Show all lines of the listing that hold the word "this".

#####

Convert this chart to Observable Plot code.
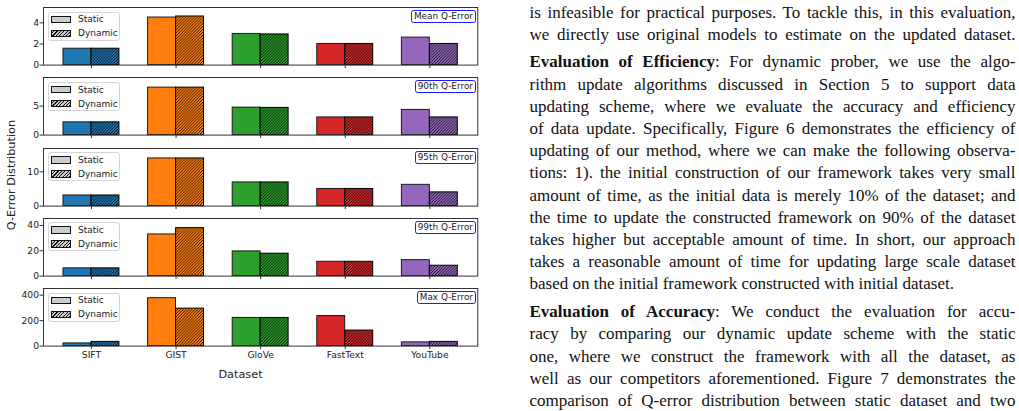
<!DOCTYPE html>
<html>
<head>
<meta charset="utf-8">
<script src="https://cdn.jsdelivr.net/npm/d3@7"></script>
<script src="https://cdn.jsdelivr.net/npm/@observablehq/plot@0.6"></script>
<style>
  html, body { margin: 0; padding: 0; background: #fff; }
  #page { position: relative; width: 1019px; height: 411px; overflow: hidden; background: #fff; }
  #chart { position: absolute; left: 0; top: 0; width: 520px; height: 411px; }
  .panel { position: absolute; left: 0; }
  .legend { position: absolute; left: 47.5px; width: 72.5px; height: 29px; box-sizing: border-box;
    border: 1px solid #d4d4d4; border-radius: 2.5px; background: rgba(255,255,255,0.85);
    font-family: "DejaVu Sans", sans-serif; font-size: 9px; color: #222; }
  .legend .row { position: absolute; left: 2.5px; height: 12px; display: flex; align-items: center; }
  .legend .patch { width: 18px; height: 5.5px; border: 1px solid #111; box-sizing: content-box; margin-right: 7px; }
  .legend .static { background: #cccccc; }
  .legend .dyn { background: repeating-linear-gradient(-45deg, #111 0 0.8px, #cccccc 0.8px 2.4px); }
  .tag { position: absolute; right: 44.5px; height: 13px; box-sizing: border-box; padding: 0 1.5px 0 2px;
    border: 1px solid #1a1aff; border-radius: 2.5px; background: #fff;
    font-family: "DejaVu Sans", sans-serif; font-size: 8.9px; line-height: 11px; color: #222; white-space: nowrap; }
  .xlabel { position: absolute; left: 240.5px; top: 374px; transform: translate(-50%, -50%);
    font-family: "DejaVu Sans", sans-serif; font-size: 11.3px; color: #222; white-space: nowrap; }
  .ylabel { position: absolute; left: 11px; top: 175px; transform: translate(-50%, -50%) rotate(-90deg);
    font-family: "DejaVu Sans", sans-serif; font-size: 11.3px; color: #222; white-space: nowrap; }
  #text { position: absolute; left: 529.5px; top: 0; width: 486px; height: 411px;
    font-family: "Liberation Serif", "Times New Roman", serif; font-size: 17px; color: #111; }
  #text .line { position: absolute; left: 0; width: 486px; height: 20px; line-height: 20px; white-space: nowrap; }
  #text .line span { white-space: nowrap; }
</style>
</head>
<body>
<div id="page">
  <svg width="0" height="0" style="position:absolute" id="defs-svg"><defs id="defs"></defs></svg>
  <div id="chart"></div>
  <div id="text"></div>
</div>
<script>
// ---------------- data ----------------
const datasets = ["SIFT", "GIST", "GloVe", "FastText", "YouTube"];
const metrics = ["Mean Q-Error", "90th Q-Error", "95th Q-Error", "99th Q-Error", "Max Q-Error"];
const seriesNames = ["Static", "Dynamic"];

const meanStatic  = [1.55, 4.5, 2.95, 2.0, 2.6];
const meanDynamic = [1.55, 4.6, 2.9, 2.0, 2.0];
const p90Static   = [2.2, 8.2, 4.75, 3.05, 4.35];
const p90Dynamic  = [2.2, 8.2, 4.7, 3.05, 3.05];
const p95Static   = [3.1, 13.9, 6.9, 5.0, 6.2];
const p95Dynamic  = [3.1, 13.9, 6.9, 5.0, 4.0];
const p99Static   = [6.1, 32.9, 19.5, 11.3, 12.6];
const p99Dynamic  = [6.1, 37.9, 17.7, 11.3, 8.2];
const maxStatic   = [21, 376, 221, 236, 29];
const maxDynamic  = [33, 294, 221, 122, 33];

const yMax   = [5.45, 9.95, 16.8, 45.5, 452];
const yTicks = [[0, 2, 4], [0, 5], [0, 10], [0, 20, 40], [0, 200, 400]];

const xLabel = "Dataset";
const yLabel = "Q-Error Distribution";

const staticSeries  = [meanStatic, p90Static, p95Static, p99Static, maxStatic];
const dynamicSeries = [meanDynamic, p90Dynamic, p95Dynamic, p99Dynamic, maxDynamic];

// ---------------- styling ----------------
const palette = ["#1f77b4", "#ff7f0e", "#2ca02c", "#d62728", "#9467bd"];
const panelTop = [7, 77.25, 147.5, 217.75, 288];
const panelH = 57.6;

// hatch patterns
const defs = d3.select("#defs");
palette.forEach((c, k) => {
  const s = 2.9;
  const p = defs.append("pattern").attr("id", "hatch-" + k)
    .attr("patternUnits", "userSpaceOnUse").attr("width", s).attr("height", s);
  p.append("rect").attr("width", s).attr("height", s).attr("fill", c);
  p.append("path").attr("d", `M-1,1 L1,-1 M0,${s} L${s},0 M${s - 1},${s + 1} L${s + 1},${s - 1}`)
    .attr("stroke", "#000").attr("stroke-width", 0.85);
});

const chart = document.getElementById("chart");
metrics.forEach((m, i) => {
  const rows = datasets.map((d, k) => ({ dataset: d, k, stat: staticSeries[i][k], dyn: dynamicSeries[i][k] }));
  const last = i === metrics.length - 1;
  const mt = 4, mb = last ? 22 : 6;
  const plot = Plot.plot({
    width: 520,
    height: panelH + mt + mb,
    marginLeft: 43, marginRight: 42.7, marginTop: mt, marginBottom: mb,
    style: { fontFamily: "DejaVu Sans, sans-serif", fontSize: "9.2px", color: "#222", background: "transparent", overflow: "visible" },
    x: { domain: datasets, paddingInner: 0.339, paddingOuter: 0.236, round: false, label: null },
    y: { domain: [0, yMax[i]], label: null },
    color: { type: "identity" },
    marks: [
      Plot.barY(rows, { x: "dataset", y: "stat", fill: d => palette[d.k], stroke: "#1a1a1a", strokeWidth: 1, insetRight: 28 }),
      Plot.barY(rows, { x: "dataset", y: "dyn", fill: d => `url(#hatch-${d.k})`, stroke: "#000", strokeWidth: 1, insetLeft: 28 }),
      Plot.axisY({ ticks: yTicks[i], tickFormat: d => String(d), tickSize: 3.5, tickPadding: 1, label: null, stroke: "#333" }),
      Plot.axisX({ tickSize: 3.5, tickPadding: 1.5, label: null, stroke: "#333", tickFormat: last ? d => d : () => "" }),
      Plot.frame({ stroke: "#333", strokeWidth: 1 })
    ]
  });
  plot.classList.add("panel");
  plot.style.top = (panelTop[i] - mt) + "px";
  chart.appendChild(plot);

  // legend
  const lg = document.createElement("div");
  lg.className = "legend";
  lg.style.top = (panelTop[i] + 4.7) + "px";
  seriesNames.forEach((name, j) => {
    const row = document.createElement("div");
    row.className = "row";
    row.style.top = (j === 0 ? 0.8 : 14.6) + "px";
    const patch = document.createElement("div");
    patch.className = "patch " + (j === 0 ? "static" : "dyn");
    const t = document.createElement("span");
    t.textContent = name;
    row.appendChild(patch); row.appendChild(t);
    lg.appendChild(row);
  });
  chart.appendChild(lg);

  // metric tag
  const tag = document.createElement("div");
  tag.className = "tag";
  tag.style.top = (panelTop[i] + 3.2) + "px";
  tag.textContent = m;
  chart.appendChild(tag);
});

const xl = document.createElement("div"); xl.className = "xlabel"; xl.textContent = xLabel; chart.appendChild(xl);
const yl = document.createElement("div"); yl.className = "ylabel"; yl.textContent = yLabel; chart.appendChild(yl);

// ---------------- body text ----------------
const textLines = [
  { t: "is infeasible for practical purposes. To tackle this, in this evaluation," },
  { t: "we directly use original models to estimate on the updated dataset." },
  { b: "Evaluation of Efficiency", t: ": For dynamic prober, we use the algo-", para: true },
  { t: "rithm update algorithms discussed in Section 5 to support data" },
  { t: "updating scheme, where we evaluate the accuracy and efficiency" },
  { t: "of data update. Specifically, Figure 6 demonstrates the efficiency of" },
  { t: "updating of our method, where we can make the following observa-" },
  { t: "tions: 1). the initial construction of our framework takes very small" },
  { t: "amount of time, as the initial data is merely 10% of the dataset; and" },
  { t: "the time to update the constructed framework on 90% of the dataset" },
  { t: "takes higher but acceptable amount of time. In short, our approach" },
  { t: "takes a reasonable amount of time for updating large scale dataset" },
  { t: "based on the initial framework constructed with initial dataset.", last: true },
  { b: "Evaluation of Accuracy", t: ": We conduct the evaluation for accu-", para: true },
  { t: "racy by comparing our dynamic update scheme with the static" },
  { t: "one, where we construct the framework with all the dataset, as" },
  { t: "well as our competitors aforementioned. Figure 7 demonstrates the" },
  { t: "comparison of Q-error distribution between static dataset and two" }
];
const firstCenter = 12.5, pitch = 22.2, paraGap = 5.5;
const textBox = document.getElementById("text");
let cy = firstCenter - pitch;
textLines.forEach(L => {
  cy += pitch + (L.para ? paraGap : 0);
  const div = document.createElement("div");
  div.className = "line";
  div.style.top = (cy - 10) + "px";
  const span = document.createElement("span");
  if (L.b) { const b = document.createElement("b"); b.textContent = L.b; span.appendChild(b); }
  span.appendChild(document.createTextNode(L.t));
  div.appendChild(span);
  textBox.appendChild(div);
  if (!L.last) {
    const w = span.getBoundingClientRect().width;
    const spaces = ((L.b || "") + L.t).split(" ").length - 1;
    const extra = (486 - w) / spaces;
    span.style.wordSpacing = extra + "px";
  }
});
</script>
</body>
</html>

#####

== OUTPUT BELOW ==
Convert this chart to Observable Plot code.
  { t: "is infeasible for practical purposes. To tackle this, in this evaluation," },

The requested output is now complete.